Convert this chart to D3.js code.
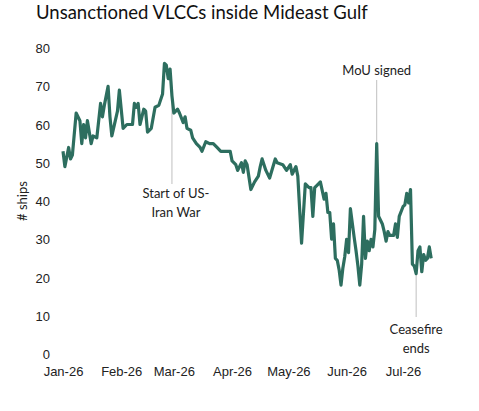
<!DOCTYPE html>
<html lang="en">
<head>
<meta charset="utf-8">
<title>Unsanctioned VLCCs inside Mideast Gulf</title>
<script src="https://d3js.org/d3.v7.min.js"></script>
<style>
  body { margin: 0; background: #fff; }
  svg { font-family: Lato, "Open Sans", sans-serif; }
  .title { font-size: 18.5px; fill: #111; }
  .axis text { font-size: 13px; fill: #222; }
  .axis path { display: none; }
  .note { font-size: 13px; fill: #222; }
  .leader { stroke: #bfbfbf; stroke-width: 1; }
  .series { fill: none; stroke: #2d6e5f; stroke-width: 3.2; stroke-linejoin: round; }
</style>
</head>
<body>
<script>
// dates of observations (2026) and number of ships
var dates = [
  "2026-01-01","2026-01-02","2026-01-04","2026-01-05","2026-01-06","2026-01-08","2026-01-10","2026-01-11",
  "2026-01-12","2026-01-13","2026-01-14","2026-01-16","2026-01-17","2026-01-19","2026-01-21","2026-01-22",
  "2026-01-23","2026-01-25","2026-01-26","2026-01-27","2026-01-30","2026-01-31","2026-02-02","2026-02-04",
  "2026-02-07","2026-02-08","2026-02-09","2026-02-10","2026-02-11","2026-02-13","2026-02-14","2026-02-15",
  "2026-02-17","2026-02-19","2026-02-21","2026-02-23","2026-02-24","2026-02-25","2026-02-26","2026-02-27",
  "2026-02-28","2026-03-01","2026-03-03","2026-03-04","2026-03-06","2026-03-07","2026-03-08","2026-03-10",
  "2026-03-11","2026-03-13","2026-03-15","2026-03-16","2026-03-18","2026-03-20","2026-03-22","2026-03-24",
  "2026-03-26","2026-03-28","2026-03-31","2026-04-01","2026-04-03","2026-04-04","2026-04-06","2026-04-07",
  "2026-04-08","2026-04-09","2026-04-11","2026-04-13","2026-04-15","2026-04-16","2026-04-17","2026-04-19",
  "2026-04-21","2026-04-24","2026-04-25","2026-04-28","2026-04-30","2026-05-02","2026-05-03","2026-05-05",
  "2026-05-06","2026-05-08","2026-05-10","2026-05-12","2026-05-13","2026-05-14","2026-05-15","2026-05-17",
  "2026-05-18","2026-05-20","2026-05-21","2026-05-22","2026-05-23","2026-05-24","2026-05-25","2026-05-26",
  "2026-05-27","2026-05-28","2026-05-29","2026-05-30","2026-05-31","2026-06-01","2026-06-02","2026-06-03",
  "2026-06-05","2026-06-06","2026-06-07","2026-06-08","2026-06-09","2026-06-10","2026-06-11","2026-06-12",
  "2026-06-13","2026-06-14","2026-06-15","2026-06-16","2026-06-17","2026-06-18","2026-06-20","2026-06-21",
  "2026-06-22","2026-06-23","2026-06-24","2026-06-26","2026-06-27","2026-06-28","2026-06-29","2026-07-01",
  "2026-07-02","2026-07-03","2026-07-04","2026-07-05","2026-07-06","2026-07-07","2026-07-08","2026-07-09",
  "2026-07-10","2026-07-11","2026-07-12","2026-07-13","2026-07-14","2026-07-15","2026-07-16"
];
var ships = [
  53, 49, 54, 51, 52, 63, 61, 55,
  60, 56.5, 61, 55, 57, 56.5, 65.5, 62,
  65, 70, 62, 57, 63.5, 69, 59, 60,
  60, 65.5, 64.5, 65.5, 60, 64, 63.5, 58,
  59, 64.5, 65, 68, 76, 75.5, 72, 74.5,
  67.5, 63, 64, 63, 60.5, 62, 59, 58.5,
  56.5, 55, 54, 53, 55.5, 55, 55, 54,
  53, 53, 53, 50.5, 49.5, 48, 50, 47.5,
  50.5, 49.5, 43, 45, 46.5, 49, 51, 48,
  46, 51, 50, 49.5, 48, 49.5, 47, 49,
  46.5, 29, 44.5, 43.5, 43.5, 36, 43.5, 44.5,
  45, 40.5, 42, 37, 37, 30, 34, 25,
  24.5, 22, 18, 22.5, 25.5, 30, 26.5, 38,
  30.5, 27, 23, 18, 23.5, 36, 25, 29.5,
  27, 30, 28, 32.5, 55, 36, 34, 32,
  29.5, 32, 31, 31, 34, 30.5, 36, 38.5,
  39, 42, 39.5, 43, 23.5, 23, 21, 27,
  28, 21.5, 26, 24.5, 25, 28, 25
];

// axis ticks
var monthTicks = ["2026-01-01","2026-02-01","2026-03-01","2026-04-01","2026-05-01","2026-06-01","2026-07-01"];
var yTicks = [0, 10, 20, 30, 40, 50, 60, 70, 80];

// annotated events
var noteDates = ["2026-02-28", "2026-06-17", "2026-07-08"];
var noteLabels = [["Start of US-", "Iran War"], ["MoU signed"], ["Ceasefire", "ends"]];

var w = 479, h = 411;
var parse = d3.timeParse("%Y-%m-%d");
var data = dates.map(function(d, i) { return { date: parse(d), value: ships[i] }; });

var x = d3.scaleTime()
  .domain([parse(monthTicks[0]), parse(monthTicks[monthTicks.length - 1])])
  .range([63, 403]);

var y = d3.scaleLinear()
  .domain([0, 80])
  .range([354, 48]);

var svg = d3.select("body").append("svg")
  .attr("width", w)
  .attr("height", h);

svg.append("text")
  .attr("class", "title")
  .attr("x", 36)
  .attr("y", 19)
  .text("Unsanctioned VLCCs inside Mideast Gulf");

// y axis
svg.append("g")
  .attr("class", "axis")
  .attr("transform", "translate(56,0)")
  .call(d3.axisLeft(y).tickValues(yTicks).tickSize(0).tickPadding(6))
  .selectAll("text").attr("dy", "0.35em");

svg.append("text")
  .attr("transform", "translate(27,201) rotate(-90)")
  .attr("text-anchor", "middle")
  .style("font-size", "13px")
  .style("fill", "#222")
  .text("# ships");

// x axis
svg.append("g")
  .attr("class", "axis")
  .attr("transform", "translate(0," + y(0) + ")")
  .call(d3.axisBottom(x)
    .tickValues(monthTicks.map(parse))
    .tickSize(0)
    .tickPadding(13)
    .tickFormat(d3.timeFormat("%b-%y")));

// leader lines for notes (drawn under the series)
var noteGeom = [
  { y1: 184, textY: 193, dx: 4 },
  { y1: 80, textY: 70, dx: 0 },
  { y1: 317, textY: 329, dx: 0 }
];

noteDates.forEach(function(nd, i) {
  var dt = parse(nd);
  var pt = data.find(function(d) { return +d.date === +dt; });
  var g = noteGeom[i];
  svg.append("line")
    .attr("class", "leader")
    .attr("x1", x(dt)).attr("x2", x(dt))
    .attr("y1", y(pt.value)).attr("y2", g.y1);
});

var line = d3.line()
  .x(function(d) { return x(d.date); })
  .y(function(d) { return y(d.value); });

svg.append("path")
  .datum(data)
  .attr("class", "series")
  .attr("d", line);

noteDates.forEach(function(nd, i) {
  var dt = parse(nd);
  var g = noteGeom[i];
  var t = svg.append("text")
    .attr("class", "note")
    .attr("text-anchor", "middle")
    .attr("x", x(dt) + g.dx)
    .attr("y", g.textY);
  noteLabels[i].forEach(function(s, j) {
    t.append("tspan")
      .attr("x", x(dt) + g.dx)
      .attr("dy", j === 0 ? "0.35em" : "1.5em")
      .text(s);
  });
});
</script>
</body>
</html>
☆ ☆ ☆
-- AIM --
Please set down each line of the data above exactly as written, without the pictures.

-- RESULT OF THIS EXERCISE --
Convert this chart to D3.js code.
<!DOCTYPE html>
<html lang="en">
<head>
<meta charset="utf-8">
<title>Unsanctioned VLCCs inside Mideast Gulf</title>
<script src="https://d3js.org/d3.v7.min.js"></script>
<style>
  body { margin: 0; background: #fff; }
  svg { font-family: Lato, "Open Sans", sans-serif; }
  .title { font-size: 18.5px; fill: #111; }
  .axis text { font-size: 13px; fill: #222; }
  .axis path { display: none; }
  .note { font-size: 13px; fill: #222; }
  .leader { stroke: #bfbfbf; stroke-width: 1; }
  .series { fill: none; stroke: #2d6e5f; stroke-width: 3.2; stroke-linejoin: round; }
</style>
</head>
<body>
<script>
// dates of observations (2026) and number of ships
var dates = [
  "2026-01-01","2026-01-02","2026-01-04","2026-01-05","2026-01-06","2026-01-08","2026-01-10","2026-01-11",
  "2026-01-12","2026-01-13","2026-01-14","2026-01-16","2026-01-17","2026-01-19","2026-01-21","2026-01-22",
  "2026-01-23","2026-01-25","2026-01-26","2026-01-27","2026-01-30","2026-01-31","2026-02-02","2026-02-04",
  "2026-02-07","2026-02-08","2026-02-09","2026-02-10","2026-02-11","2026-02-13","2026-02-14","2026-02-15",
  "2026-02-17","2026-02-19","2026-02-21","2026-02-23","2026-02-24","2026-02-25","2026-02-26","2026-02-27",
  "2026-02-28","2026-03-01","2026-03-03","2026-03-04","2026-03-06","2026-03-07","2026-03-08","2026-03-10",
  "2026-03-11","2026-03-13","2026-03-15","2026-03-16","2026-03-18","2026-03-20","2026-03-22","2026-03-24",
  "2026-03-26","2026-03-28","2026-03-31","2026-04-01","2026-04-03","2026-04-04","2026-04-06","2026-04-07",
  "2026-04-08","2026-04-09","2026-04-11","2026-04-13","2026-04-15","2026-04-16","2026-04-17","2026-04-19",
  "2026-04-21","2026-04-24","2026-04-25","2026-04-28","2026-04-30","2026-05-02","2026-05-03","2026-05-05",
  "2026-05-06","2026-05-08","2026-05-10","2026-05-12","2026-05-13","2026-05-14","2026-05-15","2026-05-17",
  "2026-05-18","2026-05-20","2026-05-21","2026-05-22","2026-05-23","2026-05-24","2026-05-25","2026-05-26",
  "2026-05-27","2026-05-28","2026-05-29","2026-05-30","2026-05-31","2026-06-01","2026-06-02","2026-06-03",
  "2026-06-05","2026-06-06","2026-06-07","2026-06-08","2026-06-09","2026-06-10","2026-06-11","2026-06-12",
  "2026-06-13","2026-06-14","2026-06-15","2026-06-16","2026-06-17","2026-06-18","2026-06-20","2026-06-21",
  "2026-06-22","2026-06-23","2026-06-24","2026-06-26","2026-06-27","2026-06-28","2026-06-29","2026-07-01",
  "2026-07-02","2026-07-03","2026-07-04","2026-07-05","2026-07-06","2026-07-07","2026-07-08","2026-07-09",
  "2026-07-10","2026-07-11","2026-07-12","2026-07-13","2026-07-14","2026-07-15","2026-07-16"
];
var ships = [
  53, 49, 54, 51, 52, 63, 61, 55,
  60, 56.5, 61, 55, 57, 56.5, 65.5, 62,
  65, 70, 62, 57, 63.5, 69, 59, 60,
  60, 65.5, 64.5, 65.5, 60, 64, 63.5, 58,
  59, 64.5, 65, 68, 76, 75.5, 72, 74.5,
  67.5, 63, 64, 63, 60.5, 62, 59, 58.5,
  56.5, 55, 54, 53, 55.5, 55, 55, 54,
  53, 53, 53, 50.5, 49.5, 48, 50, 47.5,
  50.5, 49.5, 43, 45, 46.5, 49, 51, 48,
  46, 51, 50, 49.5, 48, 49.5, 47, 49,
  46.5, 29, 44.5, 43.5, 43.5, 36, 43.5, 44.5,
  45, 40.5, 42, 37, 37, 30, 34, 25,
  24.5, 22, 18, 22.5, 25.5, 30, 26.5, 38,
  30.5, 27, 23, 18, 23.5, 36, 25, 29.5,
  27, 30, 28, 32.5, 55, 36, 34, 32,
  29.5, 32, 31, 31, 34, 30.5, 36, 38.5,
  39, 42, 39.5, 43, 23.5, 23, 21, 27,
  28, 21.5, 26, 24.5, 25, 28, 25
];

// axis ticks
var monthTicks = ["2026-01-01","2026-02-01","2026-03-01","2026-04-01","2026-05-01","2026-06-01","2026-07-01"];
var yTicks = [0, 10, 20, 30, 40, 50, 60, 70, 80];

// annotated events
var noteDates = ["2026-02-28", "2026-06-17", "2026-07-08"];
var noteLabels = [["Start of US-", "Iran War"], ["MoU signed"], ["Ceasefire", "ends"]];

var w = 479, h = 411;
var parse = d3.timeParse("%Y-%m-%d");
var data = dates.map(function(d, i) { return { date: parse(d), value: ships[i] }; });

var x = d3.scaleTime()
  .domain([parse(monthTicks[0]), parse(monthTicks[monthTicks.length - 1])])
  .range([63, 403]);

var y = d3.scaleLinear()
  .domain([0, 80])
  .range([354, 48]);

var svg = d3.select("body").append("svg")
  .attr("width", w)
  .attr("height", h);

svg.append("text")
  .attr("class", "title")
  .attr("x", 36)
  .attr("y", 19)
  .text("Unsanctioned VLCCs inside Mideast Gulf");

// y axis
svg.append("g")
  .attr("class", "axis")
  .attr("transform", "translate(56,0)")
  .call(d3.axisLeft(y).tickValues(yTicks).tickSize(0).tickPadding(6))
  .selectAll("text").attr("dy", "0.35em");

svg.append("text")
  .attr("transform", "translate(27,201) rotate(-90)")
  .attr("text-anchor", "middle")
  .style("font-size", "13px")
  .style("fill", "#222")
  .text("# ships");

// x axis
svg.append("g")
  .attr("class", "axis")
  .attr("transform", "translate(0," + y(0) + ")")
  .call(d3.axisBottom(x)
    .tickValues(monthTicks.map(parse))
    .tickSize(0)
    .tickPadding(13)
    .tickFormat(d3.timeFormat("%b-%y")));

// leader lines for notes (drawn under the series)
var noteGeom = [
  { y1: 184, textY: 193, dx: 4 },
  { y1: 80, textY: 70, dx: 0 },
  { y1: 317, textY: 329, dx: 0 }
];

noteDates.forEach(function(nd, i) {
  var dt = parse(nd);
  var pt = data.find(function(d) { return +d.date === +dt; });
  var g = noteGeom[i];
  svg.append("line")
    .attr("class", "leader")
    .attr("x1", x(dt)).attr("x2", x(dt))
    .attr("y1", y(pt.value)).attr("y2", g.y1);
});

var line = d3.line()
  .x(function(d) { return x(d.date); })
  .y(function(d) { return y(d.value); });

svg.append("path")
  .datum(data)
  .attr("class", "series")
  .attr("d", line);

noteDates.forEach(function(nd, i) {
  var dt = parse(nd);
  var g = noteGeom[i];
  var t = svg.append("text")
    .attr("class", "note")
    .attr("text-anchor", "middle")
    .attr("x", x(dt) + g.dx)
    .attr("y", g.textY);
  noteLabels[i].forEach(function(s, j) {
    t.append("tspan")
      .attr("x", x(dt) + g.dx)
      .attr("dy", j === 0 ? "0.35em" : "1.5em")
      .text(s);
  });
});
</script>
</body>
</html>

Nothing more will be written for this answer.